God loves us. He adores us. He absolutely wants the best for us. But the scriptures are very clear that His definition of that is vastly different from the world’s definition. God wants us to love Him and get all we need from Him. Our spiritual life is what is truly important. Therefore, even if we suffer in our lives on earth - suffer from abuse, enslavement, imprisonment, illness or worse – that will not keep us from experiencing freedom in Christ. Sin and evil can take away nearly everything, but they can’t take away our salvation nor our joy in the Lord.
That said, I do believe God wants us to work toward justice and peace and equality and human rights and strive toward His righteousness in our daily living.

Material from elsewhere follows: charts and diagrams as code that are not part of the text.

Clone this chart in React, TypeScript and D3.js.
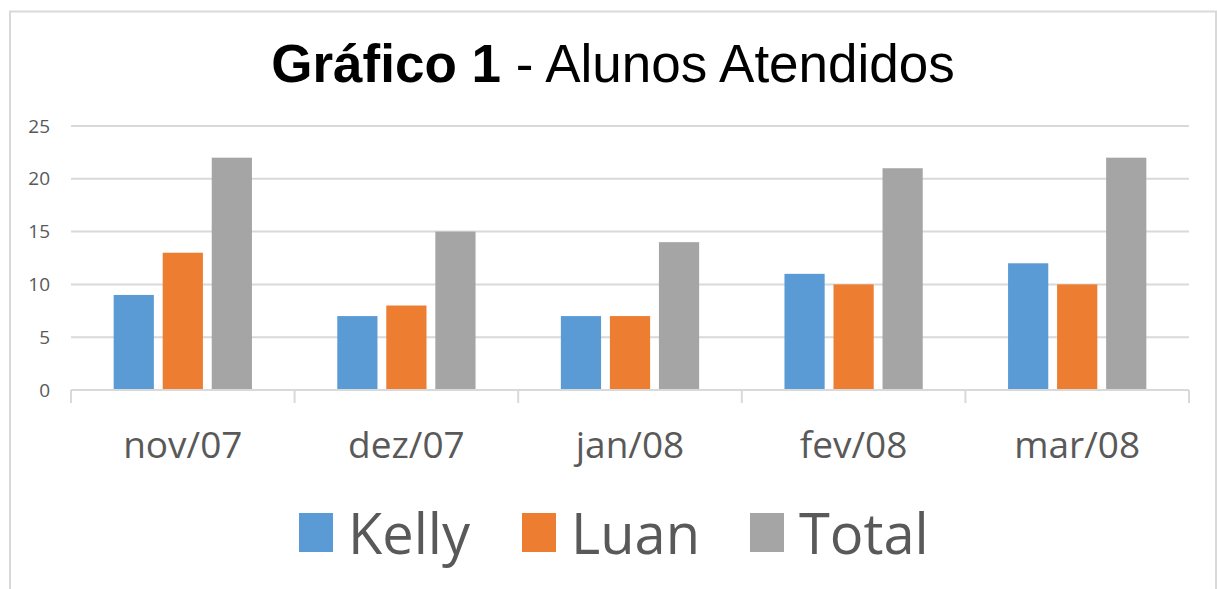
import React, { useEffect, useRef } from 'react';
import * as d3 from 'd3';

const months = ['nov/07', 'dez/07', 'jan/08', 'fev/08', 'mar/08'];
const seriesNames = ['Kelly', 'Luan', 'Total'];
const kelly = [9, 7, 7, 11, 12];
const luan = [13, 8, 7, 10, 10];
const total = [22, 15, 14, 21, 22];
const yTicks = [0, 5, 10, 15, 20, 25];
const colors = ['#5B9BD5', '#ED7D31', '#A5A5A5'];

const App: React.FC = () => {
  const svgRef = useRef<SVGSVGElement>(null);

  useEffect(() => {
    if (!svgRef.current) return;
    const svg = d3.select(svgRef.current);
    svg.selectAll('*').remove();

    const values = [kelly, luan, total];
    const font = '"Open Sans", sans-serif';

    // frame
    svg
      .append('rect')
      .attr('x', 10)
      .attr('y', 11.5)
      .attr('width', 1206)
      .attr('height', 600)
      .attr('fill', '#fff')
      .attr('stroke', '#d9d9d9')
      .attr('stroke-width', 2);

    // title
    const title = svg
      .append('text')
      .attr('x', 613)
      .attr('y', 82)
      .attr('text-anchor', 'middle')
      .attr('font-family', '"Liberation Sans", Arial, sans-serif')
      .attr('font-size', 53)
      .attr('fill', '#000');
    title.append('tspan').attr('font-weight', 'bold').text('Gráfico 1');
    title.append('tspan').text(' - Alunos Atendidos');

    // scales
    const x = d3.scaleBand<string>().domain(months).range([71, 1189]);
    const inner = d3
      .scaleBand<string>()
      .domain(seriesNames)
      .range([0, x.bandwidth()])
      .paddingInner(0.18)
      .paddingOuter(0.87);
    const y = d3.scaleLinear().domain([0, 25]).range([390, 126]);

    // gridlines
    svg
      .append('g')
      .selectAll('line')
      .data(yTicks.filter(t => t > 0))
      .join('line')
      .attr('x1', 71)
      .attr('x2', 1189)
      .attr('y1', d => y(d))
      .attr('y2', d => y(d))
      .attr('stroke', '#d9d9d9')
      .attr('stroke-width', 2);

    // y labels
    svg
      .append('g')
      .selectAll('text')
      .data(yTicks)
      .join('text')
      .attr('x', 50)
      .attr('y', d => y(d) + 6.5)
      .attr('text-anchor', 'end')
      .attr('font-family', font)
      .attr('font-size', 19)
      .attr('fill', '#595959')
      .text(d => d);

    // bars
    seriesNames.forEach((s, si) => {
      svg
        .append('g')
        .selectAll('rect')
        .data(values[si])
        .join('rect')
        .attr('x', (_, i) => (x(months[i]) ?? 0) + (inner(s) ?? 0))
        .attr('y', d => y(d))
        .attr('width', inner.bandwidth())
        .attr('height', d => y(0) - y(d))
        .attr('fill', colors[si]);
    });

    // x axis
    const xAxis = svg.append('g');
    xAxis
      .append('line')
      .attr('x1', 71)
      .attr('x2', 1189)
      .attr('y1', y(0))
      .attr('y2', y(0))
      .attr('stroke', '#d9d9d9')
      .attr('stroke-width', 2);
    const bounds = months.map(m => x(m) ?? 0).concat([1189]);
    xAxis
      .selectAll('line.tick')
      .data(bounds)
      .join('line')
      .attr('class', 'tick')
      .attr('x1', d => d)
      .attr('x2', d => d)
      .attr('y1', y(0))
      .attr('y2', y(0) + 13)
      .attr('stroke', '#d9d9d9')
      .attr('stroke-width', 2);
    xAxis
      .selectAll('text')
      .data(months)
      .join('text')
      .attr('x', d => (x(d) ?? 0) + x.bandwidth() / 2)
      .attr('y', 458)
      .attr('text-anchor', 'middle')
      .attr('font-family', font)
      .attr('font-size', 37)
      .attr('fill', '#595959')
      .text(d => d);

    // legend
    const legendX = [299, 522, 750];
    const legend = svg.append('g');
    seriesNames.forEach((s, si) => {
      legend
        .append('rect')
        .attr('x', legendX[si])
        .attr('y', 513)
        .attr('width', 34)
        .attr('height', 39)
        .attr('fill', colors[si]);
      legend
        .append('text')
        .attr('x', legendX[si] + 49)
        .attr('y', 554)
        .attr('font-family', font)
        .attr('font-size', 56)
        .attr('fill', '#595959')
        .text(s);
    });
  }, []);

  return (
    <svg
      ref={svgRef}
      width={1217}
      height={589}
      style={{ position: 'absolute', left: 0, top: 0, display: 'block' }}
    ></svg>
  );
};

export default App;
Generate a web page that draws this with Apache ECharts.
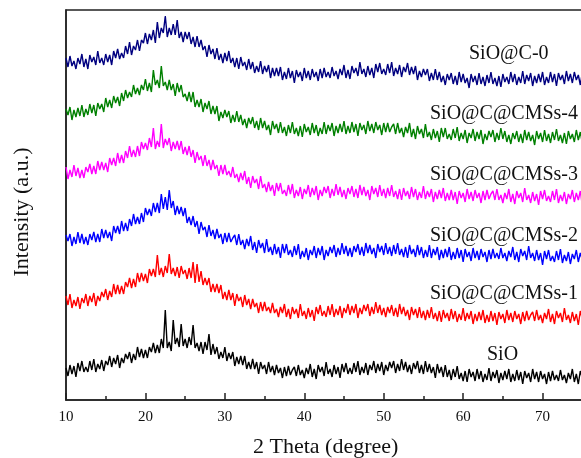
<!DOCTYPE html>
<html>
<head>
<meta charset="utf-8">
<script src="https://cdn.jsdelivr.net/npm/echarts@6/dist/echarts.min.js"></script>
<style>
  html, body { margin: 0; padding: 0; background: #fff; }
  #chart { width: 581px; height: 458px; }
</style>
</head>
<body>
<div id="chart"></div>
<script>
// 2 theta sampling grid (degree), 10 .. 75 every 0.25
var thetaStart = 10, thetaStep = 0.25, thetaCount = 261;
var twoTheta = [];
for (var k = 0; k < thetaCount; k++) twoTheta.push(thetaStart + k * thetaStep);

var xTicks = [10, 20, 30, 40, 50, 60, 70, 80];
var sampleNames = ['SiO@C-0', 'SiO@C@CMSs-4', 'SiO@C@CMSs-3', 'SiO@C@CMSs-2', 'SiO@C@CMSs-1', 'SiO'];
var sampleColors = ['#000080', '#008000', '#ff00ff', '#0000ff', '#ff0000', '#000000'];

// intensities (a.u., vertically offset as in the figure)
var sioC0 = [
  342,333,344,334,339,331,342,336,346,333, 341,331,345,338,343,335,349,337,342,335,
  346,338,345,335,349,342,351,341,347,342, 354,346,358,345,354,350,360,349,360,357,
  367,356,366,360,370,357,378,362,372,367, 384,363,372,365,376,365,380,362,368,358,
  368,361,368,356,363,353,364,353,360,350, 354,343,355,346,351,341,352,340,346,337,
  347,339,349,337,342,333,342,331,343,334, 338,330,341,331,338,327,334,328,339,326,
  334,328,335,322,332,324,332,324,333,320, 328,321,332,322,329,317,330,323,328,319,
  332,322,329,320,331,323,328,319,331,322, 332,323,328,322,333,324,329,321,331,325,
  335,322,330,321,334,327,332,324,338,326, 331,323,334,325,332,322,336,328,337,326,
  331,325,336,327,338,324,332,326,335,323, 333,328,337,325,333,326,334,320,329,323,
  331,325,331,319,327,320,331,320,328,318, 324,315,326,320,327,316,324,315,328,318,
  326,317,322,312,326,318,324,315,327,316, 323,314,325,317,328,316,322,314,324,313,
  326,318,323,316,328,318,326,315,323,317, 329,316,325,319,327,314,324,317,326,318,
  328,315,323,317,328,318,326,314,327,320, 325,316,329,319,326,317,328,320,325,315,
  327
];
var cms4 = [
  291,285,293,280,290,283,292,284,295,283, 291,285,296,287,295,284,297,291,296,288,
  302,293,300,292,304,297,303,294,307,299, 310,302,308,303,315,306,312,305,315,310,
  321,309,317,308,330,315,320,312,334,314, 318,310,320,310,316,304,317,308,315,303,
  306,299,308,298,308,293,300,293,301,288, 297,291,299,286,294,286,294,279,288,282,
  290,283,289,277,285,278,289,278,285,275, 281,272,282,276,283,272,279,270,282,272,
  279,270,275,265,279,271,276,267,278,267, 273,264,275,267,278,266,272,264,274,263,
  276,268,273,265,277,267,275,264,272,266, 278,266,275,269,277,264,274,267,276,268,
  279,266,274,267,278,268,276,264,277,270, 275,266,279,269,276,267,278,270,275,265,
  277,268,277,268,273,276,266,277,267,272, 263,273,267,277,263,271,261,274,266,271,
  262,276,263,268,260,271,262,269,258,272, 263,272,261,266,260,271,262,273,259,267,
  261,270,257,267,262,271,259,268,261,270, 256,266,260,269,263,270,258,267,260,272,
  261,269,258,265,256,267,261,269,258,266, 257,270,260,268,259,265,255,269,261,267,
  258,270,259,266,257,268,260,271,259,265, 257,267,256,269,261,266,258,270,260,268,
  257
];
var cms3 = [
  233,221,230,223,235,224,232,222,230,222, 233,228,236,226,234,226,239,230,238,230,
  237,228,242,235,242,234,247,237,245,237, 249,242,254,243,250,243,254,244,258,251,
  257,250,262,253,272,251,259,253,276,252, 261,255,262,249,258,251,259,250,259,246,
  253,245,254,243,250,237,248,240,244,234, 245,234,240,230,240,231,235,224,235,226,
  235,225,229,223,233,222,226,218,227,220, 229,216,223,212,224,217,221,211,224,212,
  216,208,218,209,215,204,217,209,217,206, 210,204,215,206,216,202,210,204,213,201,
  211,206,215,203,212,205,214,200,210,204, 213,207,214,202,211,204,216,205,213,203,
  210,201,212,206,214,203,211,202,215,205, 213,204,210,200,214,206,212,203,215,204,
  211,202,212,204,215,203,209,201,211,200, 212,204,209,201,213,203,211,200,208,202,
  214,201,209,203,211,198,208,201,210,202, 212,199,207,200,210,200,208,196,209,202,
  207,198,211,201,208,199,210,202,207,197, 209,200,210,201,206,209,200,211,200,205,
  197,207,201,211,198,206,196,209,202,207, 198,212,200,205,197,208,199,206,195,209,
  201,210,199,204,198,209,200,211,197,205, 199,208,196,206,201,210,198,207,200,209,
  195
];
var cms2 = [
  165,159,166,154,163,156,168,157,166,156, 163,155,166,160,168,158,166,158,171,162,
  170,162,168,159,174,167,174,166,179,169, 177,169,181,174,186,176,183,176,187,178,
  192,185,191,184,197,188,197,187,206,191, 203,190,210,192,199,185,194,186,193,184,
  192,177,183,175,184,173,179,166,178,170, 173,163,175,164,170,161,171,162,166,156,
  167,158,167,158,162,165,155,166,155,160, 151,161,154,164,150,158,147,160,152,157,
  147,161,148,153,145,156,146,153,142,156, 147,156,145,150,143,154,145,156,141,149,
  143,152,140,150,145,154,142,152,145,154, 140,150,144,153,147,155,143,152,145,157,
  146,154,144,152,143,154,148,156,145,153, 144,157,147,155,146,152,142,156,148,154,
  145,157,146,153,144,155,146,157,145,151, 143,153,142,155,146,151,143,155,145,153,
  142,150,143,155,142,151,145,153,140,150, 142,151,143,153,140,148,141,152,142,150,
  138,151,143,148,139,152,142,149,140,151, 143,148,138,150,141,151,142,147,141,152,
  142,147,139,149,143,153,140,148,138,151, 144,149,140,154,142,147,139,150,140,147,
  135,149,141,150,139,144,138,149,140,151, 137,145,139,148,136,146,141,150,138,147,
  140
];
var cms1 = [
  104,95,106,92,100,94,103,91,102,97, 106,94,104,98,107,94,104,99,108,103,
  111,100,109,103,116,106,115,106,114,106, 118,113,122,112,121,113,127,118,127,119,
  126,117,131,124,131,123,145,125,132,123, 134,127,146,126,132,124,133,122,134,126,
  130,121,132,122,138,117,136,118,129,115, 122,115,122,108,116,108,116,107,115,101,
  108,100,110,100,107,94,106,99,103,93, 105,95,101,91,101,93,97,87,98,89,
  98,89,93,87,97,87,91,83,93,87, 96,83,91,81,93,86,91,82,96,84,
  89,81,92,83,90,79,93,86,95,84, 89,83,94,85,96,83,91,85,94,82,
  92,87,96,85,94,87,96,82,92,86, 95,89,96,84,93,86,98,87,95,85,
  92,83,93,87,95,84,92,83,96,86, 93,84,90,80,93,85,91,82,93,82,
  89,80,90,82,93,81,87,79,89,78, 90,82,87,79,91,81,89,78,86,80,
  92,79,87,81,89,76,86,79,88,80, 90,77,85,78,89,79,87,75,88,81,
  86,77,90,80,87,78,89,81,86,76, 88,79,89,80,85,88,79,90,80,85,
  77,87,81,91,78,86,76,89,82,87, 78,92,80,85,77,88,79,86,75,89,
  81
];
var sio = [
  32,24,35,26,34,23,37,29,39,28, 33,28,39,30,41,28,36,31,40,29,
  39,35,44,33,42,36,45,32,42,37, 46,41,48,37,46,40,53,43,51,42,
  50,42,53,48,57,47,55,47,61,52, 90,52,58,49,80,56,62,53,76,54,
  61,52,63,55,75,52,57,49,58,46, 58,50,66,45,56,46,53,41,48,42,
  53,39,47,41,48,34,43,36,44,35, 44,31,38,31,41,31,38,26,38,31,
  35,26,38,28,34,25,35,27,32,22, 33,24,34,25,30,33,24,35,25,30,
  22,32,26,36,23,31,21,35,28,33, 24,38,26,31,23,35,26,33,22,36,
  28,37,26,32,26,37,28,39,25,33, 27,37,25,35,30,39,27,36,29,38,
  25,35,29,38,32,39,27,36,29,41, 30,38,28,35,26,37,31,39,27,35,
  26,39,28,36,27,33,22,36,27,33, 23,35,23,30,20,31,23,34,21,27,
  19,29,18,31,23,28,19,31,21,29, 18,26,20,32,19,28,22,30,17,27,
  20,29,21,31,18,26,19,30,20,28, 16,29,22,27,18,31,21,28,18,29,
  21,26,16,28,19,29,20,25,19,30, 20,25,17,27,21,31,18,26,16,29,
  22
];

var seriesValues = [sioC0, cms4, cms3, cms2, cms1, sio];

function pairs(values) {
  return values.map(function (v, i) { return [twoTheta[i], v]; });
}

var serif = '"Liberation Serif", "Times New Roman", serif';
var chart = echarts.init(document.getElementById('chart'));

// where the sample names sit (px, left edge / cap middle)
var labelPos = [[469, 52], [430, 112], [430, 173], [430, 234], [430, 292], [487, 353]];

var option = {
  animation: false,
  backgroundColor: '#fff',
  grid: {
    left: 66, top: 10, width: 556, height: 390,
    outerBoundsMode: 'none', containLabel: false,
    show: true, borderColor: '#222', borderWidth: 1.5, backgroundColor: 'transparent'
  },
  xAxis: {
    type: 'value',
    min: xTicks[0],
    max: xTicks[xTicks.length - 1],
    interval: 10,
    axisLine: { show: true, lineStyle: { color: '#222', width: 1.5 } },
    axisTick: { show: true, inside: true, length: 7, lineStyle: { color: '#222', width: 1.5 } },
    minorTick: { show: true, splitNumber: 2, length: 4, lineStyle: { color: '#222', width: 1.5 } },
    axisLabel: { fontFamily: serif, fontSize: 15, color: '#111', margin: 10 },
    splitLine: { show: false }
  },
  yAxis: {
    type: 'value',
    min: 0, max: 390,
    axisLine: { show: true, lineStyle: { color: '#222', width: 1.5 } },
    axisTick: { show: false },
    axisLabel: { show: false },
    splitLine: { show: false }
  },
  series: seriesValues.map(function (vals, s) {
    return {
      name: sampleNames[s],
      type: 'line',
      data: pairs(vals),
      showSymbol: false,
      symbol: 'none',
      sampling: null,
      lineStyle: { color: sampleColors[s], width: 1.4 },
      itemStyle: { color: sampleColors[s] }
    };
  }),
  graphic: sampleNames.map(function (name, s) {
    return {
      type: 'text', left: labelPos[s][0], top: labelPos[s][1] - 8,
      style: { text: name, fontFamily: serif, fontSize: 20, fill: '#111' }
    };
  }).concat([
    {
      type: 'text', left: 253, top: 436,
      style: { text: '2 Theta (degree)', fontFamily: serif, fontSize: 22, fill: '#111' }
    },
    {
      type: 'text', x: 22, y: 212, rotation: Math.PI / 2,
      style: { text: 'Intensity (a.u.)', fontFamily: serif, fontSize: 22, fill: '#111',
               align: 'center', verticalAlign: 'middle' }
    }
  ])
};
chart.setOption(option);
</script>
</body>
</html>
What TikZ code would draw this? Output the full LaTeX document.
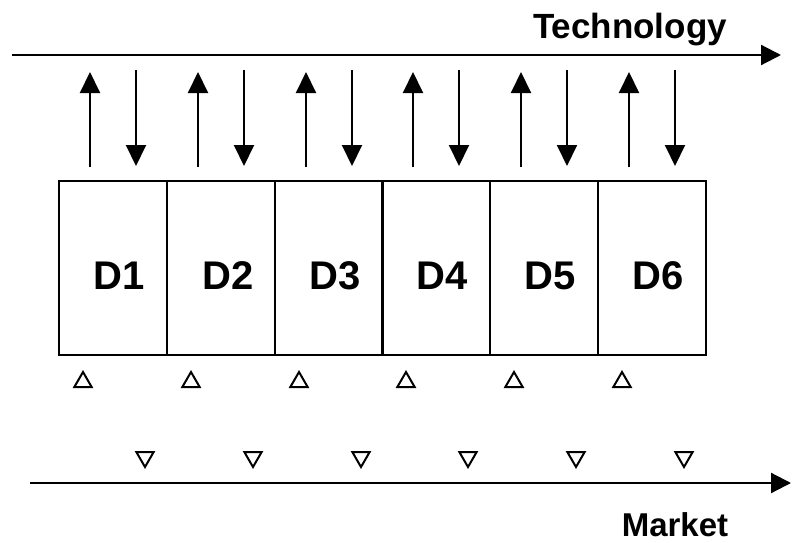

8 O man, He has told you what is good. What does the Lord ask of you but to do what is fair and to love kindness, and to walk without pride with your God? (Micah 6:8)
But He also wants us to trust Him to bring about true justice and change:
17 Never pay back evil with more evil. Do things in such a way that everyone can see you are honorable. 18 Do all that you can to live in peace with everyone.
19 Dear friends, never take revenge. Leave that to the righteous anger of God. For the Scriptures say, “I will take revenge; I will pay them back,” says the Lord.
20 Instead, “If your enemies are hungry, feed them. If they are thirsty, give them something to drink. In doing this, you will heap burning coals of shame on their heads.” 21 Don’t let evil conquer you, but conquer evil by doing good. (Romans 12:17-21)
Overcome evil with good. There you have it. That is the Biblical prescription. Do not resist evil, do not disobey evil, do not avenge evil – overcome evil with good – unrelenting, overflowing, confusingly crazy amounts of good to the deserving and undeserving alike.